Who cares about normal? I don't. Life is not normal. I am not normal......and I don't want to be. Because my wacky self makes me who I am.....love it or leave it! AP has now promised to talk more and to also share when she needs a break. Something we all need.....ya know, I forget a lot about myself because kids come first. But I also forgot that AP may need some time as well....just to recharge. My goal....stay abnormal and give breaks as often as I can.
TTFN
Martha
Welcome back to part 2 of my post from last week....I am following up because I had asked AP to make a list of what makes her normal and to write about what she thinks is great about her autistic brother, JB. I think it's important to share her thoughts. Especially because life with Autism is hard...I think I share a lot of the tough and not enough of the joy.
Autism is hard and it will always be a long journey. But Autism is also amazing in many ways. JB is smart, loving and extremely witty......his wittiness, come to find out, is something that AP absolutely admires.

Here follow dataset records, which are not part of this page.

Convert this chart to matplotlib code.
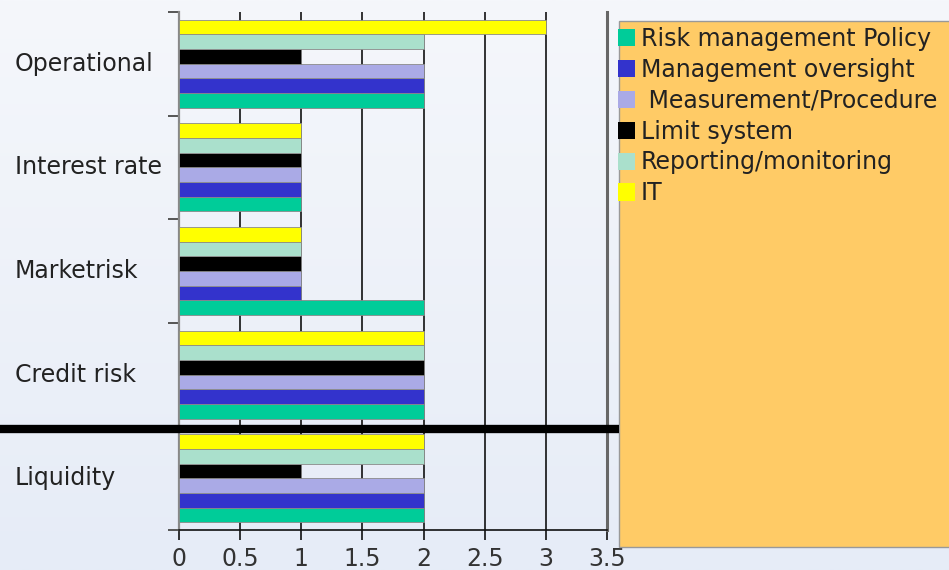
import numpy as np
import matplotlib.pyplot as plt
from matplotlib.patches import Rectangle
from matplotlib.lines import Line2D
from matplotlib.transforms import blended_transform_factory

categories = ["Liquidity", "Credit risk", "Marketrisk", "Interest rate", "Operational"]
series = ["Risk management Policy", "Management oversight", " Measurement/Procedure",
          "Limit system", "Reporting/monitoring", "IT"]
policy = [2, 2, 2, 1, 2]
oversight = [2, 2, 1, 1, 2]
measurement = [2, 2, 1, 1, 2]
limit = [1, 2, 1, 1, 1]
reporting = [2, 2, 1, 1, 2]
it = [2, 2, 1, 1, 3]
values = [policy, oversight, measurement, limit, reporting, it]
colors = ["#00CC99", "#3333CC", "#AAAAE6", "#000000", "#AAE0CC", "#FFFF00"]
xticks = [0, 0.5, 1, 1.5, 2, 2.5, 3, 3.5]
xlabels = ["0", "0.5", "1", "1.5", "2", "2.5", "3", "3.5"]

W, H = 949, 570
fig = plt.figure(figsize=(W / 100, H / 100), dpi=100)
fig.patch.set_facecolor("#EDF1F8")

# background gradient
bg = fig.add_axes([0, 0, 1, 1], zorder=-10)
top = np.array([0xF5, 0xF7, 0xFB]) / 255
bot = np.array([0xE6, 0xEC, 0xF7]) / 255
t = np.linspace(0, 1, 256)[:, None]
grad = top * (1 - t) + bot * t
bg.imshow(grad[:, None, :], aspect="auto", extent=[0, 1, 0, 1])
bg.axis("off")

ax = fig.add_axes([179 / W, 1 - 530 / H, (607 - 179) / W, (530 - 12) / H])
ax.set_facecolor("none")

h = 0.1417
y = np.arange(len(categories))
for i, (vals, c) in enumerate(zip(values, colors)):
    ax.barh(y + (i - 2.5) * h, vals, height=h, color=c, edgecolor="#8a8a8a",
            linewidth=0.6, zorder=3)

ax.set_xlim(0, 3.5)
ax.set_ylim(-0.5, len(categories) - 0.5)

for xv in xticks[1:-1]:
    ax.axvline(xv, color="#111111", lw=1.2, zorder=1)

ax.spines["top"].set_visible(False)
ax.spines["left"].set_color("#888888")
ax.spines["left"].set_linewidth(1.6)
ax.spines["right"].set_color("#666666")
ax.spines["right"].set_linewidth(2.2)
ax.spines["bottom"].set_color("#111111")
ax.spines["bottom"].set_linewidth(1.2)

ax.set_xticks(xticks)
ax.set_xticklabels(xlabels, fontsize=17, color="#333333")
ax.tick_params(axis="x", length=7, width=1.2, color="#111111", pad=5)

ax.set_yticks(np.arange(-0.5, len(categories), 1.0))
ax.set_yticklabels([])
ax.tick_params(axis="y", length=8, width=1.4, color="#555555")

tr = blended_transform_factory(fig.transFigure, ax.transData)
for yy, name in zip(y, categories):
    ax.text(15 / W, yy, name, transform=tr, ha="left", va="center",
            fontsize=17, color="#222222")

# legend box
fig.patches.append(Rectangle((619 / W, 1 - 547 / H), (W - 619) / W + 0.01, (547 - 21) / H,
                             transform=fig.transFigure, facecolor="#FFCB66",
                             edgecolor="#999999", linewidth=1, zorder=1))
handles = [Rectangle((0, 0), 1, 1, facecolor=c, edgecolor="none") for c in colors]
fig.legend(handles, series, loc="upper left", bbox_to_anchor=(618 / W, 1 - 27 / H),
           frameon=False, fontsize=17, handlelength=0.72, handleheight=0.75,
           handletextpad=0.25, labelspacing=0.29, borderpad=0.0, borderaxespad=0.0,
           labelcolor="#222222")

# thick separator line
fig.lines.append(Line2D([0, 619 / W], [1 - 429 / H, 1 - 429 / H], transform=fig.transFigure,
                        color="black", linewidth=6, solid_capstyle="butt", zorder=5))

fig.savefig("out.png", dpi=100, facecolor=fig.get_facecolor())
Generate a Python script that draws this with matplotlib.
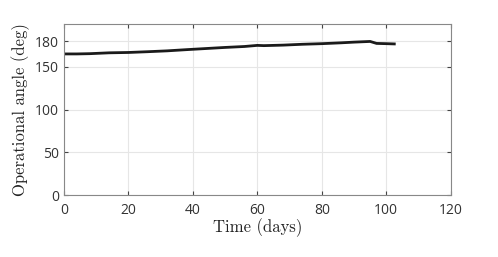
import numpy as np
import matplotlib.pyplot as plt

# operational angle over time
days = [0, 4, 8, 14, 20, 26, 32, 38, 44, 50, 56, 60, 62, 68, 74, 80, 86, 90, 95, 97, 100, 102.5]
angle = [165.0, 165.0, 165.3, 166.3, 166.7, 167.6, 168.6, 170.0, 171.3, 172.6, 173.7, 175.0, 174.7, 175.3, 176.3, 177.0, 178.0, 178.8, 179.6, 177.3, 177.0, 176.7]

xticks = [0, 20, 40, 60, 80, 100, 120]
yticks = [0, 50, 100, 150, 180]

fig = plt.figure(figsize=(4.98, 2.57), dpi=100)
ax = fig.add_axes([0.1285, 0.2412, 0.7765, 0.6654])

ax.plot(days, angle, color='#1a1a1a', lw=2.0)

ax.set_xlim(0, 120)
ax.set_ylim(0, 200)
ax.set_xticks(xticks)
ax.set_yticks(yticks)
ax.grid(True, color='#e6e6e6', lw=0.8)
ax.set_axisbelow(True)

for s in ax.spines.values():
    s.set_color('#888888')
    s.set_linewidth(0.8)
ax.tick_params(direction='in', length=3, width=0.8, color='#444444',
               top=True, right=True, labelsize=10, labelcolor='#333333')
ax.tick_params(axis='x', pad=6)
for lab in ax.get_xticklabels() + ax.get_yticklabels():
    lab.set_family('Open Sans')

ax.set_xlabel('Time (days)', family='cmr10', fontsize=12, color='#222222', labelpad=0)
ax.set_ylabel('Operational angle (deg)', family='cmr10', fontsize=12, color='#222222', labelpad=4)

plt.savefig('out.png', dpi=100)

We had our meeting and her list of things that are normal included: 1) school, 2) therapy (shocking because it disrupts our daily lives so much), 3) reading everyday, 4) love, 5) music.....that's as far as she got because to her those were the only things she could think of. But, when it came to writing about how great her brother is.......the child wrote a three page essay on how cool he is. And the biggest thing for her was his sense of humor! She loves to hang with him and talk because he makes her laugh everyday.....She says that makes her feel good. I then shared with her that JB's sense of humor was something that keeps me going and enlightens my day....he truly is funny!
He also is weird...AP and I both agreed to that. For example, I freak out regularly because JB loves to make himself shake. I always panic that he is having a seizure....but nope, it's just "a thing". These days, I just tell him to knock it off....sometimes he listens and sometimes he doesn't. But then, I also told AP that she is weird. She does this weird dance that includes smacking her own butt. I also shared that I am weird......I mean, really, who isn't? We all have a "weird" thing....Last post I shared that I am a huge Star Wars geek but guess what, I don't like my food to touch? A long time friend, who will kill me, loves to eat a handful of fresh fallen snow......I also have a friend who hates to dress up but her nails are to die for....Everyone has something. Those not normal things make us normal......AP needs to know that life is okay as long as you are doing the best you can. And our not normal makes us normal...makes us who we are.
And although, Autism is a struggle, it makes JB who he is. And who he is...well, he is a loving boy who is good hearted and super funny. Those are the things that I told AP she cannot forget. She needs to hang onto the things she loves because those are the things that make us happy.
Who cares about normal? I don't. Life is not normal. I am not normal......and I don't want to be. Because my wacky self makes me who I am.....love it or leave it! AP has now promised to talk more and to also share when she needs a break. Something we all need.....ya know, I forget a lot about myself because kids come first. But I also forgot that AP may need some time as well....just to recharge. My goal....stay abnormal and give breaks as often as I can.